The SSA uses a progressive benefit formula, which means lower earners replace a higher percentage of their pre-disability income than higher earners do — but in absolute dollars, higher lifetime earners still receive more each month.
The SSA publishes national average SSDI payment figures annually. In recent years, the average monthly SSDI benefit for a disabled worker has hovered in the range of $1,300 to $1,600 per month, though this figure shifts each year with Cost-of-Living Adjustments (COLAs). COLAs are applied automatically each January based on inflation data.
That average, however, conceals enormous variation. Individual monthly payments can range from under $400 to over $3,000 depending on the person's earnings record. The average tells you where the middle of the distribution sits — it says nothing about where your benefit would fall.
| Factor | How It Affects Your Benefit |
|---|---|
| Lifetime earnings | Higher lifetime wages = higher AIME = higher monthly benefit |
| Years worked | More work credits typically means a stronger earnings record |
| Age at onset | Becoming disabled earlier can reduce your calculated benefit |
| Filing for dependents | Eligible spouses or children may receive auxiliary benefits |
| Concurrent SSI eligibility | Low SSDI amounts may trigger SSI as a supplement |
| Back pay | Benefits may be owed from your established onset date |
Before any payment amount is calculated, you have to qualify for SSDI in the first place. That requires work credits — earned by working and paying Social Security taxes. Most applicants need 40 credits total, with 20 earned in the last 10 years before becoming disabled. Younger workers need fewer credits. If you don't have enough work credits, you may be directed toward SSI (Supplemental Security Income) instead, which has different eligibility rules and a federally set payment cap.
If you're approved for SSDI in Georgia, certain family members may qualify for auxiliary (dependent) benefits based on your record — including a spouse and minor or disabled children. Each eligible dependent can receive up to 50% of your PIA, though the family maximum limits the total amount paid on one record. This cap varies but typically ranges from 150% to 180% of the primary benefit.
Many Georgia SSDI recipients are surprised to receive a lump sum when they're first approved. This is back pay — benefits owed from your established onset date (the date SSA determines your disability began) through your approval date, minus the mandatory five-month waiting period.
Because most claims take a year or more to process, back pay amounts can be substantial. However, the exact figure depends on your monthly benefit amount and when SSA sets your onset date — something that varies by case and can be disputed during the appeals process.
Once approved, if you attempt to return to work, the Substantial Gainful Activity (SGA) threshold becomes important. In 2024, the SGA limit is $1,550/month for non-blind recipients (adjusted annually). Earning above this level signals to SSA that you may no longer be disabled, which can affect your benefit status.

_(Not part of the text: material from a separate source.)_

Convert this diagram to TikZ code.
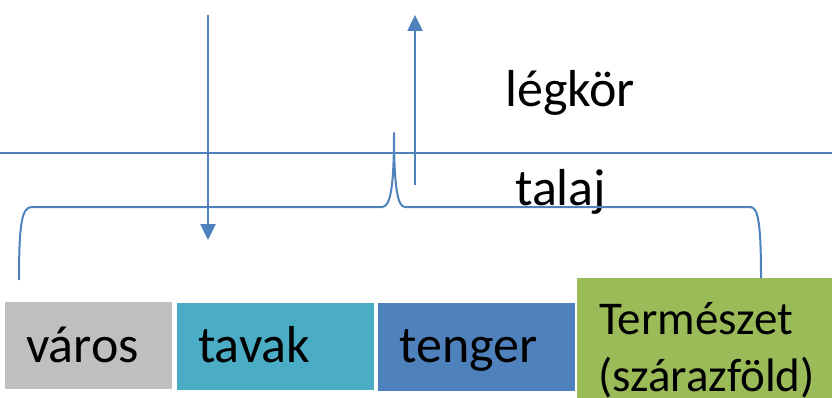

The SSA offers work incentives — including the Trial Work Period and Extended Period of Eligibility — designed to let beneficiaries test their ability to return to work without immediately losing benefits. These rules are federal and apply equally to Georgia residents.
The mechanics above apply the same way across Georgia. But your monthly payment amount — and whether it's supplemented by SSI, boosted by auxiliary benefits, or reduced by other income sources — comes down to details that no general explanation can resolve. Your earnings history is unique. Your onset date is specific to your case. The way SSA has interpreted your work record may differ from someone in a similar situation.
Those individual variables are what create the gap between understanding how SSDI works and knowing what your benefit would actually be.